The underlying mechanism draws on cognitive science. The brain continuously compares incoming information against existing mental models. When stimuli match expectations, processing is fast and effortless. When expectations are violated, processing slows. The brain must pause, reorient, and look again.

That pause — however brief — is the moment when attention becomes available.

For cultural producers working in environments saturated with competing messages, understanding how to create that moment has become a practical skill.

Banksy — Love is in the Bin

On 5 October 2018, Sotheby’s London sold a work at auction for £1,042,000. The moment the hammer fell, the framed canvas began to self-shred through a mechanism hidden inside the frame. The work — originally Girl with Balloon — emerged in strips from the bottom of its frame. It was immediately retitled Love is in the Bin.

The auction is one of the most codified rituals in the art world. Bidding protocols, paddle numbers, hammer calls, and salesroom procedures create a predictable sequence of events. Banksy’s intervention violated every expectation built into that sequence at its peak moment of institutional authority. The image of the shredding painting circulated globally within hours. The work was resold in 2021 for £18.6 million. The pattern interrupt had become the work’s defining event.

Tino Sehgal — Constructed Situations

German artist Tino Sehgal creates what he calls “constructed situations”: live encounters staged within museum spaces that produce no objects, no documentation, and no photographic record.

In this Progress, presented at the Guggenheim Museum in New York in 2010, visitors were greeted at the entrance by a child who asked them a question about the concept of progress. As they ascended the museum’s spiral ramp, they were passed between progressively older participants — teenagers, adults, elderly guides — each continuing the conversation.

Visitors arrived expecting to encounter artworks.
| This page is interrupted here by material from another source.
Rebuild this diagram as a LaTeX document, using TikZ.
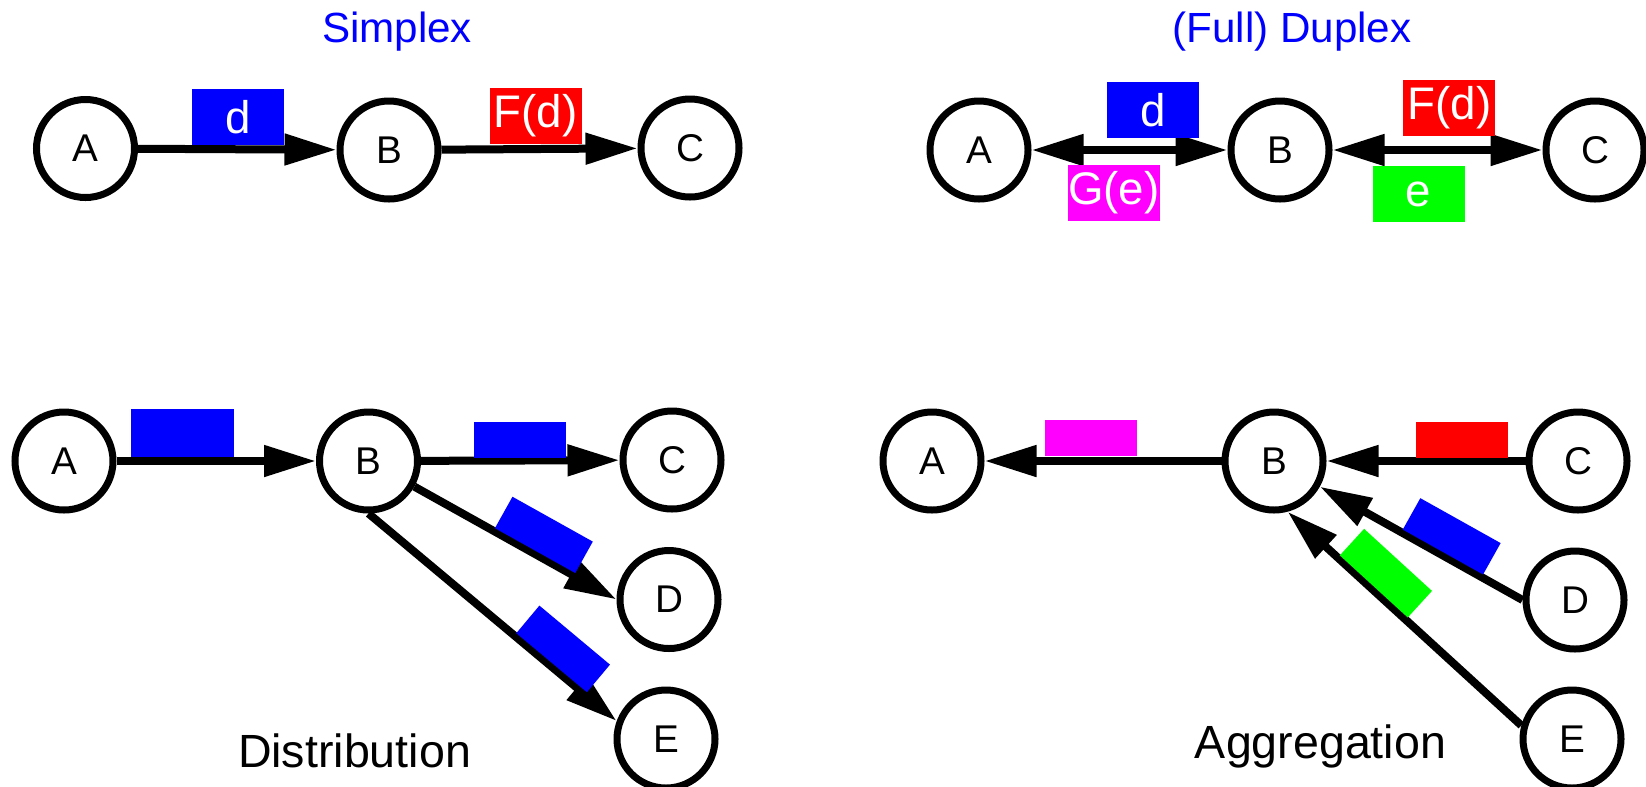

They encountered strangers who began speaking to them immediately.

The pattern interrupt functioned through format rather than content. No instructions were offered. The situation violated the behavioral script of the museum visit so completely that many visitors did not initially recognize the conversation as the work itself. The constructed situation produced no object to display. The disruption was the piece.

Doris Salcedo — Shibboleth

In 2007, visitors entering Tate Modern’s Turbine Hall encountered a crack running the full length of the concrete floor. The fissure — 167 meters long, varying in width and depth — was created by Colombian artist Doris Salcedo and titled Shibboleth. It remained open for five months before being sealed, leaving a permanent scar in the floor.
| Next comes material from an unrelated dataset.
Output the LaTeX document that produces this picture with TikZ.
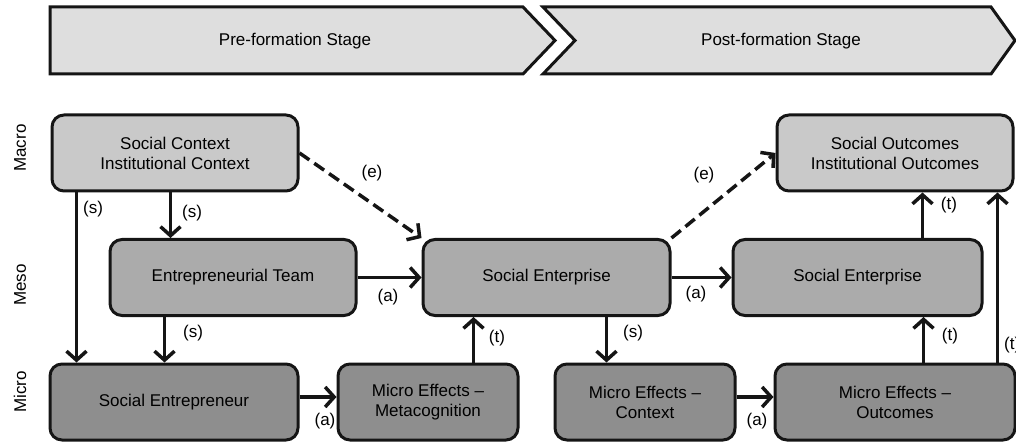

People enter buildings assuming the floor to be continuous. The crack violated a perceptual assumption so basic it rarely reaches conscious awareness.
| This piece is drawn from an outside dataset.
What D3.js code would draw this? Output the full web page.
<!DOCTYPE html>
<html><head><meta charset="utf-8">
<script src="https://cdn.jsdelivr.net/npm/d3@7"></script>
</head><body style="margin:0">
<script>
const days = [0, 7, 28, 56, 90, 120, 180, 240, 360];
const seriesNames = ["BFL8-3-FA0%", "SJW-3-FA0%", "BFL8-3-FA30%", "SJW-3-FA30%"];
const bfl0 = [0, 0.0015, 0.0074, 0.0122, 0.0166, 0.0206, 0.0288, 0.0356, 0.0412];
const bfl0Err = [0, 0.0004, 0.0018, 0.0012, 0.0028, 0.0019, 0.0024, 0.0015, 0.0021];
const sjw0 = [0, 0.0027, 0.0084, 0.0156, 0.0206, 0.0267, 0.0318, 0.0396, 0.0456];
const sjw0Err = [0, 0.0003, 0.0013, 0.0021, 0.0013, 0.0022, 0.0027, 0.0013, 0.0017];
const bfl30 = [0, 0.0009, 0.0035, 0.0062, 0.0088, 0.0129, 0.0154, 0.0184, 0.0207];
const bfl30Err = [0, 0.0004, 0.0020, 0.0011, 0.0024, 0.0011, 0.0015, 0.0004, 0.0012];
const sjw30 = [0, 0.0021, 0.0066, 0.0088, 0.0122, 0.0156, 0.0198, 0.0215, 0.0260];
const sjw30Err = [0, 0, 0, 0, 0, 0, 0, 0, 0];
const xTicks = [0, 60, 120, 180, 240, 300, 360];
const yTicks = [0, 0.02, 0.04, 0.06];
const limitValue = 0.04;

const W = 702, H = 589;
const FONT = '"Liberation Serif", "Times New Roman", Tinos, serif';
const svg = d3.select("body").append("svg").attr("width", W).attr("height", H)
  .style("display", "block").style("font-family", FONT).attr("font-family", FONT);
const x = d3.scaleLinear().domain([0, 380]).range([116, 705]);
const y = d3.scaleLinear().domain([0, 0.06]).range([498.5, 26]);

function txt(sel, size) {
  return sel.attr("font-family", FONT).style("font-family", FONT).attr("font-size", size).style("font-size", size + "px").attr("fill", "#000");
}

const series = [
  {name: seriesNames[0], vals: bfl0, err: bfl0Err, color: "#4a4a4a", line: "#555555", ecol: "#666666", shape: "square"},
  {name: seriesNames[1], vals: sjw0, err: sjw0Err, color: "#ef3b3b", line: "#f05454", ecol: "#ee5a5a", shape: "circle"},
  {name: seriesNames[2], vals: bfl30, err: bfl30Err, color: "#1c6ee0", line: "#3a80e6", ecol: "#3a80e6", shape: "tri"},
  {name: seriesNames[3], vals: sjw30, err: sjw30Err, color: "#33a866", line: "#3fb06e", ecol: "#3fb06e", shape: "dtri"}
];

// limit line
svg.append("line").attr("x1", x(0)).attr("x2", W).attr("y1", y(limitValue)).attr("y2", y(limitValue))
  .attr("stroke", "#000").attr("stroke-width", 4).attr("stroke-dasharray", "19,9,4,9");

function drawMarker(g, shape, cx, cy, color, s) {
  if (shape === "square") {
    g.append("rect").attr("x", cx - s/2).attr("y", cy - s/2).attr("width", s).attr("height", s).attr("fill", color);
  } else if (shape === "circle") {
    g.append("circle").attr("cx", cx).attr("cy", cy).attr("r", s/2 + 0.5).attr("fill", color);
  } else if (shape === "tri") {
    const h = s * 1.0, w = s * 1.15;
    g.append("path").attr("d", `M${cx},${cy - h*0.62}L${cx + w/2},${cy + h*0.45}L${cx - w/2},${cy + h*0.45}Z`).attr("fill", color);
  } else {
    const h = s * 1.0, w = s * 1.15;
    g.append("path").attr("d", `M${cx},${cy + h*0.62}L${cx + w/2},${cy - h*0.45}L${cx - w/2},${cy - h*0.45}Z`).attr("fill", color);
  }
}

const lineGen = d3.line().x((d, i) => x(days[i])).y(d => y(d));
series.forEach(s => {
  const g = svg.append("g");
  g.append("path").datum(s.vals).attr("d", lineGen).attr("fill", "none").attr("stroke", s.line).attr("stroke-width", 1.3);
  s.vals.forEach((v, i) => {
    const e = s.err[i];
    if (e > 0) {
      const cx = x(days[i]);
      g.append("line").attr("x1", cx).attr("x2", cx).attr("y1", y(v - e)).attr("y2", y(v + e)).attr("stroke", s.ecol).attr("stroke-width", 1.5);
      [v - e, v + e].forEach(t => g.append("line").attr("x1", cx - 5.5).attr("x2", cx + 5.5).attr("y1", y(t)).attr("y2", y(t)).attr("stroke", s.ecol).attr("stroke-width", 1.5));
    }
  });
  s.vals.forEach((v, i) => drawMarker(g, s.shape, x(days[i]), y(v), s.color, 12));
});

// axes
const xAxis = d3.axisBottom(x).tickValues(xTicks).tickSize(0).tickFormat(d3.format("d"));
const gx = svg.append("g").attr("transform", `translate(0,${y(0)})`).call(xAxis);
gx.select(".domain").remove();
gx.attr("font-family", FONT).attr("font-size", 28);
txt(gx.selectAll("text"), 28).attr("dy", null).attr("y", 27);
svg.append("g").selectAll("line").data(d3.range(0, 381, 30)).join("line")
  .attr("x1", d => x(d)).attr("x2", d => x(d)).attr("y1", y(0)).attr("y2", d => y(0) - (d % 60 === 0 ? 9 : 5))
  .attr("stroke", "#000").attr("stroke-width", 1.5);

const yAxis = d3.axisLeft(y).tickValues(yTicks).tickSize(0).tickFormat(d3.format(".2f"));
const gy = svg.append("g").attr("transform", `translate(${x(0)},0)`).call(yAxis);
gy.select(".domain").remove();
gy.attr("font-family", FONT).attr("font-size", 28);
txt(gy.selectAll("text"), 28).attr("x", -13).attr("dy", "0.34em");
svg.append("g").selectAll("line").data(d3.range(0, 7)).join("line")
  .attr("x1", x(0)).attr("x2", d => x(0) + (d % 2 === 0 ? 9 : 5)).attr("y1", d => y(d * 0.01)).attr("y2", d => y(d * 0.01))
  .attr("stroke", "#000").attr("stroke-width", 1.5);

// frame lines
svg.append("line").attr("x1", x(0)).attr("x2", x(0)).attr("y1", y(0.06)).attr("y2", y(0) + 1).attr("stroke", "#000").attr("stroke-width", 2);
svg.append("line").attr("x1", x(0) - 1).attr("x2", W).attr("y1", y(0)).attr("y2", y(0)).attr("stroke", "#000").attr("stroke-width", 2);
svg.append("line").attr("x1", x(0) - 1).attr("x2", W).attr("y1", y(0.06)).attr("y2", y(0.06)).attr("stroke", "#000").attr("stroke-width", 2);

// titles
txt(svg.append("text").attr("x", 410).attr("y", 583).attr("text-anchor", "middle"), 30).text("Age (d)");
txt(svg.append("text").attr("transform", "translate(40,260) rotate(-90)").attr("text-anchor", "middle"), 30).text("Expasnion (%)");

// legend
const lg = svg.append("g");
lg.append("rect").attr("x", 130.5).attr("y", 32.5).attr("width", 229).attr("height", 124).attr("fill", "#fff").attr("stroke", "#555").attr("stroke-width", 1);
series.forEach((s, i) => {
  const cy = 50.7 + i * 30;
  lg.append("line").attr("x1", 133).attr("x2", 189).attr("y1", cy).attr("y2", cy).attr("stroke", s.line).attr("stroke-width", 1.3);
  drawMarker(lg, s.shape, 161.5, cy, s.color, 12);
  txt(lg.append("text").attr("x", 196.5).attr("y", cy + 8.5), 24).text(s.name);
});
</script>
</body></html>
Visitors stopped. Crouched. Looked at a surface they had never needed to examine before. Some stepped over it carefully. Others followed it the full length of the hall.

Salcedo’s work carried a precise meaning: the crack represented the divide between first and third world experience, histories of racism and colonial erasure embedded in the surfaces of Western institutions. But the pattern interrupt arrived before any of that meaning was legible. The pause came first. The meaning followed.

 

WHAT COMES AFTER THE INTERRUPT

A pattern interrupt does not need to be elaborate. It needs to be unexpected.

For communications, this can mean a subject line that asks rather than announces, an opening sentence that resists familiar institutional rhythm, or an image that withholds more than it shows.

For programming and exhibition design, it can mean a work placed where no work is expected, a format that inverts the relationship between institution and visitor, or a physical encounter that disrupts what audiences assume about the space they are entering.

The moment of reorientation is brief. What follows must be worth the attention it creates.

But that pause — before the brain decides whether to engage — is where artists and cultural organizations have more influence than they often realize.

The scroll does not stop because of volume. It stops because of surprise.